Recently, in this place, I reported in the first part of my blog about my experience with artificial intelligence in everyday life. Today, I look at the topic more closely in terms of accounting processing.
Intelligent incoming mail processing
If an input channel is not used exclusively for incoming invoices, but also serves as an input gate for other information, we are dealing with the so-called mailbox or digital mail-room solutions. Here, too, AI-based solutions have been used for a long time. Classification of documents is no longer based purely on the recognition of key terms or isolated, formal criteria. A semantic analysis unit analyses and “understands” the content of a letter or an e-mail to the extent that not only the type of information is reliably detected, but also all relevant information is available for further processing. It is obvious that by reducing manual steps, process speed increases and costs can be saved.
The most developed systems not only capture the information received, but also recognise the sender’s mood (mood analysis). This information particularly supports applications such as complaints management and claims processing. Related techniques, for example, are already analysing certain channels in social media continually, and are predicting the success or failure of products with high accuracy and at a very early stage.
Speech control helps
When we look at solutions for accounting in practice, we find that despite all digital support auditing and approving invoices is often a time-consuming part of the overall process. Frequently, the reason is that the responsible persons are often and long in transit. The above-mentioned specialised apps for processing on mobile end devices already provide noticeable relief.

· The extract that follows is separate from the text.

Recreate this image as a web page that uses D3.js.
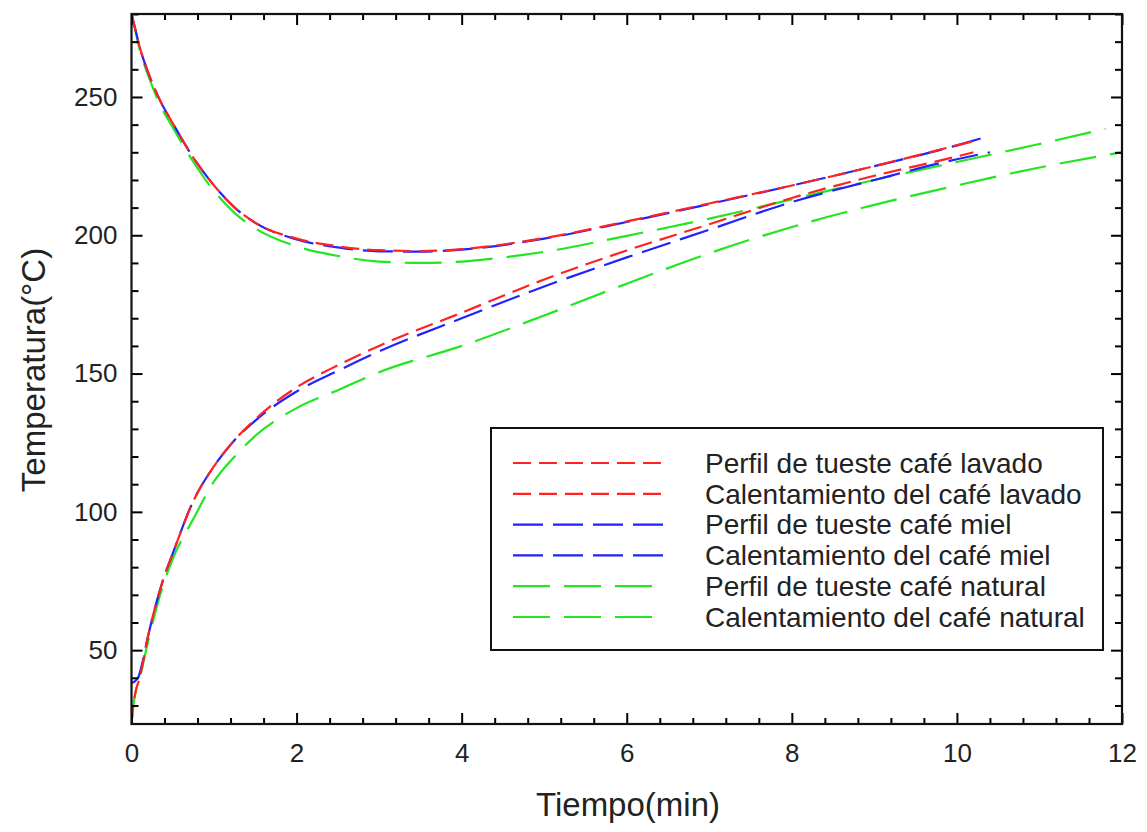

Further solutions from the field of AI are used here. From the private sector, we have known assistance systems such as Alexa, Google Assistant or Siri for some time. If we then use the ability of such systems to provide information in natural language meaningfully and respond to spoken instructions, it closes a further gap in companies’ financial processes. On the road and, for example, on car trips, between starting a speech-controlled play list and retrieving e-mails, what is there against also releasing some invoices and thus securing the cash discount savings?
Systems learn independently
In the near future, we will work with intelligent IT systems as intuitively as today with human assistants. Intelligent software systems will relieve us of today’s many, still manual or semi-manual steps, and communication will take place wherever possible through natural language. The systems are self-taught and support users actively.
By analysing large amounts of data (big data), transparency of available information increases and trends are detected at an early stage. Intelligent assistants use this information, network it in real time with numerous other internal and external sources of information, know their users’ needs, and actively assist users in their activities and daily decisions.